Estimating present and future flood losses -- or the global cost of flooding -- from a combination of climate change and economic development in 136 of the world's largest coastal cities suggests a significant increase in the risk between now and 2050, they said.
The scientists, including coastal engineering specialists at Britain's University of Southampton, said because flood defenses have been designed for past conditions even a moderate rise in sea levels would lead to soaring losses in the absence of adaptation.
Coastal cities will need to improve their flood management, including better defenses, at a cost estimated at about $50 billion per year for the 136 cities, they said.
The countries at greatest risk from coastal city flooding include the United States and China, the researchers said, and due to their high wealth and low protection level, three American cities -- Miami, New York City and New Orleans -- are responsible for 31 percent of the estimated losses across the 136 cities.

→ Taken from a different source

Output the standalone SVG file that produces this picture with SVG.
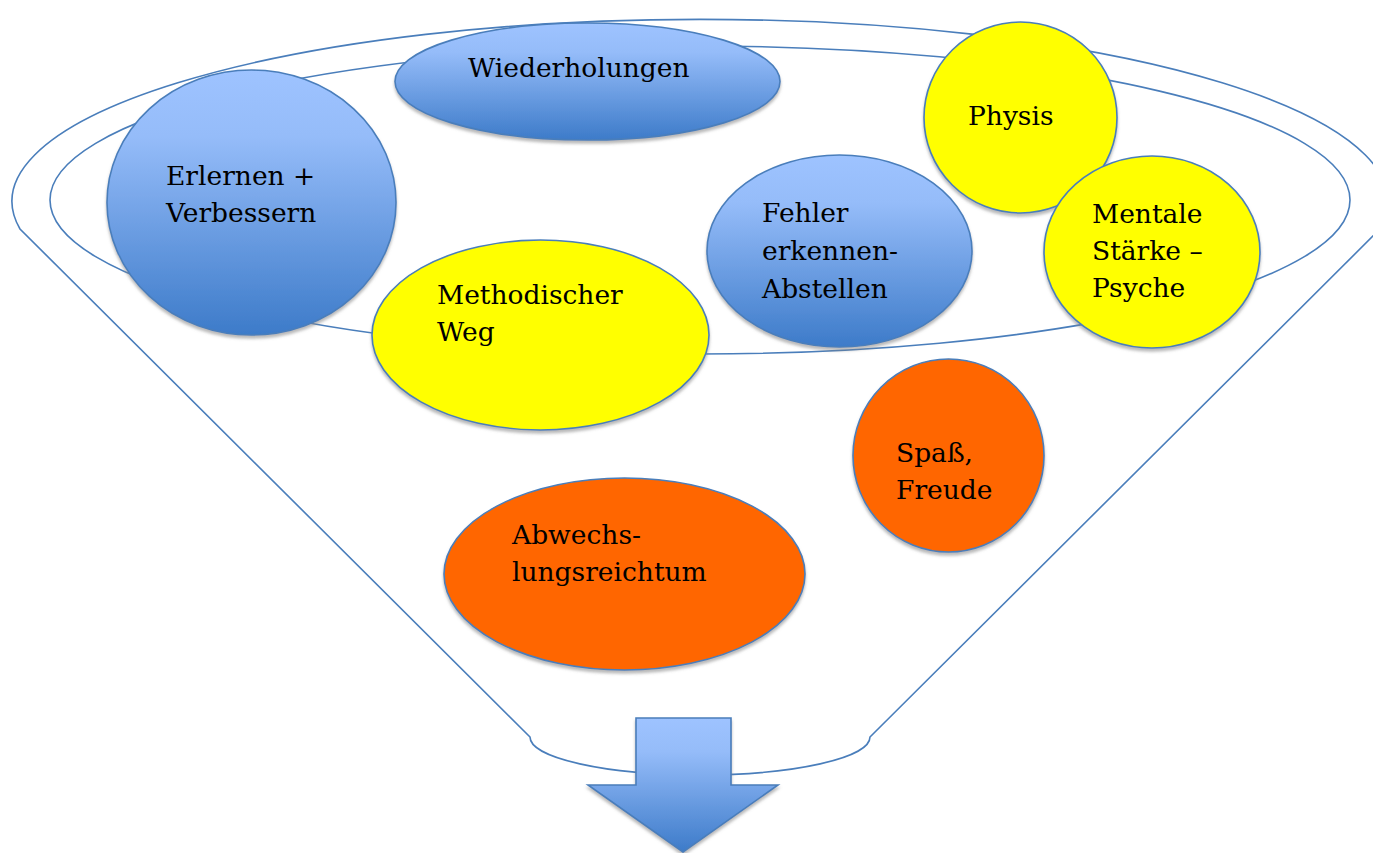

"This work shows that flood risk is rising in coastal cities globally due to a range of factors, including sea-level rise," Southampton researcher Robert Nicholls, the study's co-author, said in a university release Monday. "Hence there is a pressing need to start planning how to manage flood risk now."
Even with better protection, the magnitude of losses is likely to increase, the researchers said.
"There is a limit to what can be achieved with hard protection: populations and assets will remain vulnerable to defense failures or to exceptional events that exceed the protection design," lead study author Stephane Hallegatte of the World Bank said.
The study has been published in the journal Nature Climate Change.